▸ EXERCISE INSTRUCTIONS:
Print only the lines from the top of the data through the line with "const probTicksMinor = d3.range(1, 100);", both included, skipping every picture.

▸ RECORDED INFORMATION:
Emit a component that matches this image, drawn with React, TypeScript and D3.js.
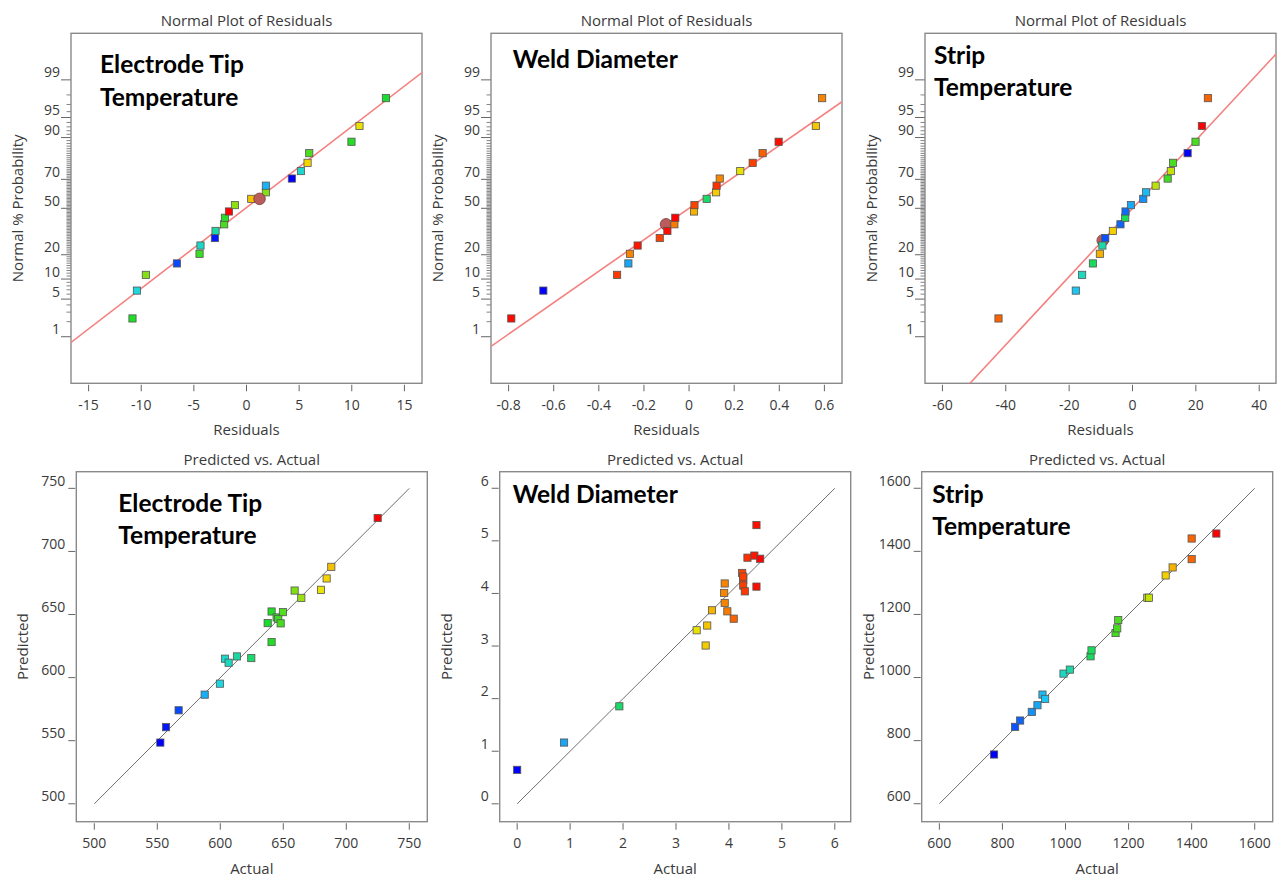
import React from "react";
import * as d3 from "d3";

// plotting positions (same for all three)
const normalPercent = [2.3, 6.8, 11.4, 15.9, 20.5, 25, 29.5, 34.1, 38.6, 43.2, 47.7, 52.3, 56.8, 61.4, 65.9, 70.5, 75, 79.5, 84.1, 88.6, 93.2, 97.7];
const probTicksMajor = [1, 5, 10, 20, 50, 70, 90, 95, 99];
const probTicksMinor = d3.range(1, 100);

// Electrode tip temperature
const etResidual = [-10.83, -10.41, -9.56, -6.61, -4.46, -4.37, -3.0, -2.94, -2.12, -2.05, -1.67, -1.1, 0.45, 1.84, 1.84, 4.31, 5.17, 5.8, 5.96, 9.97, 10.73, 13.24];
const etRunValue = [640, 600, 660, 567, 645, 605, 557, 612, 648, 642, 725, 662, 688, 660, 588, 552, 603, 684, 649, 641, 680, 637];
const etActual = [552.4, 556.9, 566.9, 587.6, 599.7, 603.7, 606.6, 613.2, 624.6, 640.7, 637.6, 640.7, 644.7, 646, 647.9, 649.7, 659.0, 664.3, 679.9, 684.4, 688.1, 724.9];
const etPredicted = [548.5, 560.7, 574.1, 586.5, 595.2, 615.0, 611.8, 616.8, 615.5, 628.2, 643.2, 652.4, 647.7, 646.5, 643.0, 651.9, 669.0, 663.2, 669.6, 678.6, 687.8, 726.5];

// Weld diameter
const wdResidual = [-0.788, -0.646, -0.319, -0.269, -0.262, -0.228, -0.13, -0.096, -0.065, -0.061, 0.022, 0.024, 0.078, 0.12, 0.122, 0.136, 0.227, 0.282, 0.326, 0.397, 0.562, 0.59];
const wdRunValue = [4.55, 0, 4.3, 0.89, 3.92, 4.48, 4.27, 4.52, 3.97, 4.59, 3.68, 4.25, 1.93, 3.56, 4.35, 3.91, 3.39, 4.27, 4.09, 4.52, 3.59, 3.92];
const wdActual = [0.0, 0.886, 1.93, 3.39, 3.56, 3.59, 3.68, 3.92, 3.91, 3.92, 3.97, 4.09, 4.25, 4.27, 4.27, 4.27, 4.30, 4.35, 4.48, 4.59, 4.52, 4.52];
const wdPredicted = [0.646, 1.165, 1.854, 3.30, 3.01, 3.39, 3.68, 4.19, 4.01, 3.82, 3.66, 3.52, 4.39, 4.26, 4.32, 4.15, 4.04, 4.68, 4.72, 4.66, 5.30, 4.13];

// Strip temperature
const stResidual = [-42.3, -17.9, -15.9, -12.5, -10.3, -9.5, -8.6, -6.2, -3.8, -2.3, -2.2, -0.5, 3.4, 4.3, 7.3, 11.1, 12.1, 12.8, 17.4, 19.9, 21.9, 23.8];
const stRunValue = [1400, 935, 994, 1079, 1340, 1014, 840, 1317, 856, 1082, 862, 911, 893, 927, 1259, 1159, 1265, 1164, 773, 1167, 1478, 1400];
const stActual = [773.5, 840.2, 856.1, 893.1, 911.1, 927, 935.4, 993.7, 1013.8, 1079.4, 1082.5, 1158.7, 1164, 1167.2, 1259.3, 1264.6, 1317.5, 1339.7, 1400, 1400, 1478.3];
const stPredicted = [756, 843.7, 863.7, 891.1, 912.2, 946, 932.3, 1012.4, 1025.1, 1067.3, 1086.3, 1141.1, 1155.9, 1182.3, 1253, 1253, 1323.6, 1349, 1375.3, 1440.7, 1456.5];

// inverse of the standard normal cdf (Acklam)
function probit(p: number) {
  const a = [-39.69683028665376, 220.9460984245205, -275.9285104469687, 138.357751867269, -30.66479806614716, 2.506628277459239];
  const b = [-54.47609879822406, 161.5858368580409, -155.6989798598866, 66.80131188771972, -13.28068155288572];
  const c = [-0.007784894002430293, -0.3223964580411365, -2.400758277161838, -2.549732539343734, 4.374664141464968, 2.938163982698783];
  const d = [0.007784695709041462, 0.3224671290700398, 2.445134137142996, 3.754408661907416];
  const tail = (q: number) =>
    (((((c[0] * q + c[1]) * q + c[2]) * q + c[3]) * q + c[4]) * q + c[5]) /
    ((((d[0] * q + d[1]) * q + d[2]) * q + d[3]) * q + 1);
  if (p < 0.02425) return tail(Math.sqrt(-2 * Math.log(p)));
  if (p > 1 - 0.02425) return -tail(Math.sqrt(-2 * Math.log(1 - p)));
  const q = p - 0.5;
  const r = q * q;
  return ((((((a[0] * r + a[1]) * r + a[2]) * r + a[3]) * r + a[4]) * r + a[5]) * q) /
    (((((b[0] * r + b[1]) * r + b[2]) * r + b[3]) * r + b[4]) * r + 1);
}

const rainbow = (domain: number[]) => {
  const [lo, hi] = domain;
  return d3
    .scaleLinear<string>()
    .domain([0, 0.25, 0.5, 0.75, 1].map((t) => lo + t * (hi - lo)))
    .range(["#0000ff", "#1fd6f2", "#18dc28", "#f2e200", "#ff0000"])
    .clamp(true);
};

const textColor = "#3a3a3a";
const axisFont = "'Open Sans', sans-serif";
const labelFont = "Lato, 'Open Sans', sans-serif";
const W = 351;
const H = 350;

const fmt = (v: number) => String(+v.toFixed(2));

const Frame = ({ title, xTitle, yTitle, label }: any) => (
  <>
    <text x={W / 2} y={-7} textAnchor="middle" fontSize={15} fill={textColor} fontFamily={axisFont}>
      {title}
    </text>
    <text x={W / 2} y={H + 52} textAnchor="middle" fontSize={15} fill={textColor} fontFamily={axisFont}>
      {xTitle}
    </text>
    <text
      transform={`translate(-54,${H / 2}) rotate(-90)`}
      textAnchor="middle"
      dominantBaseline="central"
      fontSize={15}
      fill={textColor}
      fontFamily={axisFont}
    >
      {yTitle}
    </text>
    <rect x={0} y={0} width={W} height={H} fill="none" stroke="#8a8a8a" strokeWidth={1.4} />
    {label.lines.map((l: string, i: number) => (
      <text key={i} x={label.dx} y={label.dy + i * 32.5} fontSize={24.5} fontWeight={700} fill="#000" fontFamily={labelFont}>
        {l}
      </text>
    ))}
  </>
);

const XAxis = ({ scale, ticks }: any) => (
  <g>
    {ticks.map((t: number, i: number) => (
      <g key={i} transform={`translate(${scale(t)},${H})`}>
        <line x1={0} x2={0} y1={1.5} y2={8} stroke="#666" />
        <text y={26.5} textAnchor="middle" fontSize={14} fill={textColor} fontFamily={axisFont}>
          {fmt(t)}
        </text>
      </g>
    ))}
  </g>
);

const Square = ({ cx, cy, fill }: any) => (
  <rect x={cx - 3.6} y={cy - 3.6} width={7.2} height={7.2} fill={fill} stroke="#555" strokeWidth={0.8} />
);

const NormalPlot = ({ left, top, xDomain, xTicks, residuals, runValues, fit, highlight, label }: any) => {
  const id = `clip-n-${left}`;
  const xScale = d3.scaleLinear().domain(xDomain).range([0, W]);
  const zScale = d3.scaleLinear().domain([-3.17, 3.17]).range([H, 0]);
  const color = rainbow(d3.extent(runValues) as number[]);
  const line = d3
    .line<number>()
    .x((v) => xScale(v))
    .y((v) => zScale((v - fit.mean) / fit.sd));
  const hl = (
    <circle cx={xScale(highlight.x)} cy={zScale(probit(highlight.p / 100))} r={5.8} fill="#b85c5c" stroke="#7a3c3c" strokeWidth={0.8} />
  );

  return (
    <g transform={`translate(${left},${top})`}>
      <clipPath id={id}>
        <rect x={0} y={0} width={W} height={H} />
      </clipPath>
      {probTicksMinor.map((p) => {
        const major = probTicksMajor.includes(p);
        return (
          <line
            key={p}
            x1={major ? -10 : -4.5}
            x2={0}
            y1={zScale(probit(p / 100))}
            y2={zScale(probit(p / 100))}
            stroke="#666"
            strokeWidth={major ? 1 : 0.8}
          />
        );
      })}
      {probTicksMajor.map((p) => (
        <text
          key={p}
          x={-11}
          y={zScale(probit(p / 100)) - 2.5}
          textAnchor="end"
          fontSize={14}
          fill={textColor}
          fontFamily={axisFont}
        >
          {p}
        </text>
      ))}
      <XAxis scale={xScale} ticks={xTicks} />
      <Frame title="Normal Plot of Residuals" xTitle="Residuals" yTitle="Normal % Probability" label={label} />
      <g clipPath={`url(#${id})`}>
        <path d={line(xDomain) || ""} fill="none" stroke="#f58080" strokeWidth={1.6} />
      </g>
      {highlight.under && hl}
      {residuals.map((r: number, i: number) => (
        <Square key={i} cx={xScale(r)} cy={zScale(probit(normalPercent[i] / 100))} fill={color(runValues[i])} />
      ))}
      {!highlight.under && hl}
    </g>
  );
};

const PredActual = ({ left, top, domain, yDomain, ticks, actual, predicted, label }: any) => {
  const xScale = d3.scaleLinear().domain(domain).range([0, W]);
  const yScale = d3.scaleLinear().domain(yDomain).range([H, 0]);
  const color = rainbow(d3.extent(actual) as number[]);
  const lo = ticks[0];
  const hi = ticks[ticks.length - 1];
  return (
    <g transform={`translate(${left},${top})`}>
      {ticks.map((t: number, i: number) => (
        <g key={i} transform={`translate(0,${yScale(t)})`}>
          <line x1={-8} x2={-1} stroke="#666" />
          <text x={-11} y={-2.5} textAnchor="end" fontSize={14} fill={textColor} fontFamily={axisFont}>
            {fmt(t)}
          </text>
        </g>
      ))}
      <XAxis scale={xScale} ticks={ticks} />
      <Frame title="Predicted vs. Actual" xTitle="Actual" yTitle="Predicted" label={label} />
      <line x1={xScale(lo)} y1={yScale(lo)} x2={xScale(hi)} y2={yScale(hi)} stroke="#707070" strokeWidth={1} />
      {actual.map((a: number, i: number) => (
        <Square key={i} cx={xScale(a)} cy={yScale(predicted[i])} fill={color(a)} />
      ))}
    </g>
  );
};

export default function App() {
  return (
    <svg width={1277} height={877} style={{ position: "absolute", left: 0, top: 0, background: "#fff" }}>
      <NormalPlot
        left={71}
        top={33.3}
        xDomain={[-16.67, 16.67]}
        xTicks={[-15, -10, -5, 0, 5, 10, 15]}
        residuals={etResidual}
        runValues={etRunValue}
        fit={{ mean: -0.1, sd: 6.82 }}
        highlight={{ x: 1.24, p: 56.8, under: false }}
        label={{ lines: ["Electrode Tip", "Temperature"], dx: 29, dy: 40 }}
      />
      <NormalPlot
        left={491}
        top={33.3}
        xDomain={[-0.878, 0.678]}
        xTicks={[-0.8, -0.6, -0.4, -0.2, 0, 0.2, 0.4, 0.6]}
        residuals={wdResidual}
        runValues={wdRunValue}
        fit={{ mean: 0, sd: 0.351 }}
        highlight={{ x: -0.102, p: 38.6, under: true }}
        label={{ lines: ["Weld Diameter"], dx: 21.7, dy: 35 }}
      />
      <NormalPlot
        left={925}
        top={33.3}
        xDomain={[-65.5, 45.3]}
        xTicks={[-60, -40, -20, 0, 20, 40]}
        residuals={stResidual}
        runValues={stRunValue}
        fit={{ mean: 0.05, sd: 16.2 }}
        highlight={{ x: -9.4, p: 28, under: true }}
        label={{ lines: ["Strip", "Temperature"], dx: 9, dy: 30.7 }}
      />
      <PredActual
        left={76.3}
        top={471.7}
        domain={[485.7, 764.3]}
        yDomain={[485.8, 763.2]}
        ticks={[500, 550, 600, 650, 700, 750]}
        actual={etActual}
        predicted={etPredicted}
        label={{ lines: ["Electrode Tip", "Temperature"], dx: 42, dy: 40 }}
      />
      <PredActual
        left={499.7}
        top={471.7}
        domain={[-0.33, 6.3]}
        yDomain={[-0.34, 6.315]}
        ticks={[0, 1, 2, 3, 4, 5, 6]}
        actual={wdActual}
        predicted={wdPredicted}
        label={{ lines: ["Weld Diameter"], dx: 13, dy: 31 }}
      />
      <PredActual
        left={921.7}
        top={471.7}
        domain={[544, 1657]}
        yDomain={[543, 1652.5]}
        ticks={[600, 800, 1000, 1200, 1400, 1600]}
        actual={stActual}
        predicted={stPredicted}
        label={{ lines: ["Strip", "Temperature"], dx: 10.6, dy: 31 }}
      />
    </svg>
  );
}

▸ SOLVED EXERCISE:
Emit a component that matches this image, drawn with React, TypeScript and D3.js.
import React from "react";
import * as d3 from "d3";

// plotting positions (same for all three)
const normalPercent = [2.3, 6.8, 11.4, 15.9, 20.5, 25, 29.5, 34.1, 38.6, 43.2, 47.7, 52.3, 56.8, 61.4, 65.9, 70.5, 75, 79.5, 84.1, 88.6, 93.2, 97.7];
const probTicksMajor = [1, 5, 10, 20, 50, 70, 90, 95, 99];
const probTicksMinor = d3.range(1, 100);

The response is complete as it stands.